**Given request:**
Output the full listing below exactly as it reads, and skip anything that is a picture.

**Collected data:**
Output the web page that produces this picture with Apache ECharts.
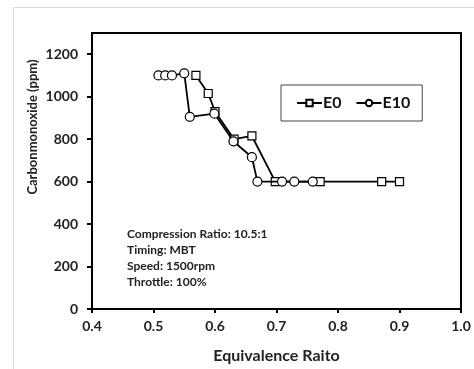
<!DOCTYPE html>
<html>
<head>
  <meta charset="UTF-8">
  <title>CO vs equivalence ratio</title>
  <script src="https://cdn.jsdelivr.net/npm/echarts@6/dist/echarts.min.js"></script>
  <style>
    html, body { margin: 0; padding: 0; background: #fff; }
    #main { width: 474px; height: 369px; }
  </style>
</head>
<body>
<div id="main"></div>
<script>
  // values
  var e0X = [0.569, 0.589, 0.600, 0.631, 0.660, 0.698, 0.771, 0.871, 0.900];
  var e0Y = [1100, 1015, 930, 800, 815, 600, 600, 600, 600];
  var e10X = [0.508, 0.519, 0.530, 0.550, 0.559, 0.599, 0.630, 0.660, 0.669, 0.709, 0.729, 0.759];
  var e10Y = [1100, 1100, 1100, 1110, 905, 920, 790, 715, 600, 600, 600, 600];
  var notes = ['Compression Ratio: 10.5:1', 'Timing: MBT', 'Speed: 1500rpm', 'Throttle: 100%'];

  function pairs(xs, ys) {
    return xs.map(function (x, i) { return [x, ys[i]]; });
  }

  var font = 'Lato, "Open Sans", sans-serif';

  echarts.init($('#main')).setOption({
    animation: false,
    grid: {
      left: 92, right: 13, top: 33, bottom: 57,
      show: true, borderColor: '#000', borderWidth: 2
    },
    legend: {
      left: 281, top: 85,
      padding: [10, 12, 10, 15],
      itemGap: 14,
      itemWidth: 25, itemHeight: 8,
      borderColor: '#444', borderWidth: 1,
      textStyle: { fontFamily: font, fontWeight: 'bold', fontSize: 16, color: '#111', padding: [0, 0, 0, -4] },
      data: ['E0', 'E10']
    },
    xAxis: {
      type: 'value', min: 0.4, max: 1.0, interval: 0.1,
      name: 'Equivalence Raito', nameLocation: 'middle', nameGap: 39,
      nameTextStyle: { fontFamily: font, fontWeight: 'bold', fontSize: 16, color: '#222' },
      axisLine: { lineStyle: { color: '#000', width: 2 } },
      axisTick: { show: true, length: 4, lineStyle: { color: '#000', width: 2 } },
      axisLabel: {
        margin: 10, fontFamily: font, fontWeight: 'bold', fontSize: 14, color: '#222',
        formatter: function (v) { return v.toFixed(1); }
      },
      splitLine: { show: false }
    },
    yAxis: {
      type: 'value', min: 0, max: 1300, interval: 200,
      axisLine: { show: true, lineStyle: { color: '#000', width: 2 } },
      axisTick: { show: true, length: 5, lineStyle: { color: '#000', width: 2 } },
      axisLabel: {
        margin: 14, fontFamily: font, fontWeight: 'bold', fontSize: 14, color: '#222',
        showMaxLabel: false,
        formatter: function (v) { return v > 1200 ? '' : v; }
      },
      splitLine: { show: false }
    },
    graphic: [
      { type: 'line', shape: { x1: 13.5, y1: 7.5, x2: 474, y2: 7.5 }, style: { stroke: '#d9d9d9', lineWidth: 1 } },
      { type: 'line', shape: { x1: 13.5, y1: 7.5, x2: 13.5, y2: 369 }, style: { stroke: '#d9d9d9', lineWidth: 1 } },
      {
        type: 'text', x: 33, y: 127, rotation: Math.PI / 2,
        style: {
          text: 'Carbonmonoxide (ppm)', fill: '#222',
          font: 'bold 13px ' + font, textAlign: 'center', textVerticalAlign: 'middle'
        }
      },
      {
        type: 'text', left: 127, top: 226,
        style: {
          text: notes.join('\n'), fill: '#222', lineHeight: 16,
          font: 'bold 12px ' + font
        }
      }
    ],
    series: [
      {
        name: 'E0', type: 'line',
        data: pairs(e0X, e0Y),
        symbol: 'rect', symbolSize: 8,
        itemStyle: { color: '#fff', borderColor: '#000', borderWidth: 1.2 },
        lineStyle: { color: '#000', width: 1.8 },
        z: 2
      },
      {
        name: 'E10', type: 'line',
        data: pairs(e10X, e10Y),
        symbol: 'circle', symbolSize: 9,
        itemStyle: { color: '#fff', borderColor: '#000', borderWidth: 1.2 },
        lineStyle: { color: '#000', width: 1.8 },
        z: 3
      }
    ]
  });

  function $(dom) {
    return document.querySelector(dom);
  }
</script>
</body>
</html>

**Expected output:**
Output the web page that produces this picture with Apache ECharts.
<!DOCTYPE html>
<html>
<head>
  <meta charset="UTF-8">
  <title>CO vs equivalence ratio</title>
  <script src="https://cdn.jsdelivr.net/npm/echarts@6/dist/echarts.min.js"></script>
  <style>
    html, body { margin: 0; padding: 0; background: #fff; }
    #main { width: 474px; height: 369px; }
  </style>
</head>
<body>
<div id="main"></div>
<script>
  // values
  var e0X = [0.569, 0.589, 0.600, 0.631, 0.660, 0.698, 0.771, 0.871, 0.900];
  var e0Y = [1100, 1015, 930, 800, 815, 600, 600, 600, 600];
  var e10X = [0.508, 0.519, 0.530, 0.550, 0.559, 0.599, 0.630, 0.660, 0.669, 0.709, 0.729, 0.759];
  var e10Y = [1100, 1100, 1100, 1110, 905, 920, 790, 715, 600, 600, 600, 600];
  var notes = ['Compression Ratio: 10.5:1', 'Timing: MBT', 'Speed: 1500rpm', 'Throttle: 100%'];

  function pairs(xs, ys) {
    return xs.map(function (x, i) { return [x, ys[i]]; });
  }

  var font = 'Lato, "Open Sans", sans-serif';

  echarts.init($('#main')).setOption({
    animation: false,
    grid: {
      left: 92, right: 13, top: 33, bottom: 57,
      show: true, borderColor: '#000', borderWidth: 2
    },
    legend: {
      left: 281, top: 85,
      padding: [10, 12, 10, 15],
      itemGap: 14,
      itemWidth: 25, itemHeight: 8,
      borderColor: '#444', borderWidth: 1,
      textStyle: { fontFamily: font, fontWeight: 'bold', fontSize: 16, color: '#111', padding: [0, 0, 0, -4] },
      data: ['E0', 'E10']
    },
    xAxis: {
      type: 'value', min: 0.4, max: 1.0, interval: 0.1,
      name: 'Equivalence Raito', nameLocation: 'middle', nameGap: 39,
      nameTextStyle: { fontFamily: font, fontWeight: 'bold', fontSize: 16, color: '#222' },
      axisLine: { lineStyle: { color: '#000', width: 2 } },
      axisTick: { show: true, length: 4, lineStyle: { color: '#000', width: 2 } },
      axisLabel: {
        margin: 10, fontFamily: font, fontWeight: 'bold', fontSize: 14, color: '#222',
        formatter: function (v) { return v.toFixed(1); }
      },
      splitLine: { show: false }
    },
    yAxis: {
      type: 'value', min: 0, max: 1300, interval: 200,
      axisLine: { show: true, lineStyle: { color: '#000', width: 2 } },
      axisTick: { show: true, length: 5, lineStyle: { color: '#000', width: 2 } },
      axisLabel: {
        margin: 14, fontFamily: font, fontWeight: 'bold', fontSize: 14, color: '#222',
        showMaxLabel: false,
        formatter: function (v) { return v > 1200 ? '' : v; }
      },
      splitLine: { show: false }
    },
    graphic: [
      { type: 'line', shape: { x1: 13.5, y1: 7.5, x2: 474, y2: 7.5 }, style: { stroke: '#d9d9d9', lineWidth: 1 } },
      { type: 'line', shape: { x1: 13.5, y1: 7.5, x2: 13.5, y2: 369 }, style: { stroke: '#d9d9d9', lineWidth: 1 } },
      {
        type: 'text', x: 33, y: 127, rotation: Math.PI / 2,
        style: {
          text: 'Carbonmonoxide (ppm)', fill: '#222',
          font: 'bold 13px ' + font, textAlign: 'center', textVerticalAlign: 'middle'
        }
      },
      {
        type: 'text', left: 127, top: 226,
        style: {
          text: notes.join('\n'), fill: '#222', lineHeight: 16,
          font: 'bold 12px ' + font
        }
      }
    ],
    series: [
      {
        name: 'E0', type: 'line',
        data: pairs(e0X, e0Y),
        symbol: 'rect', symbolSize: 8,
        itemStyle: { color: '#fff', borderColor: '#000', borderWidth: 1.2 },
        lineStyle: { color: '#000', width: 1.8 },
        z: 2
      },
      {
        name: 'E10', type: 'line',
        data: pairs(e10X, e10Y),
        symbol: 'circle', symbolSize: 9,
        itemStyle: { color: '#fff', borderColor: '#000', borderWidth: 1.2 },
        lineStyle: { color: '#000', width: 1.8 },
        z: 3
      }
    ]
  });

  function $(dom) {
    return document.querySelector(dom);
  }
</script>
</body>
</html>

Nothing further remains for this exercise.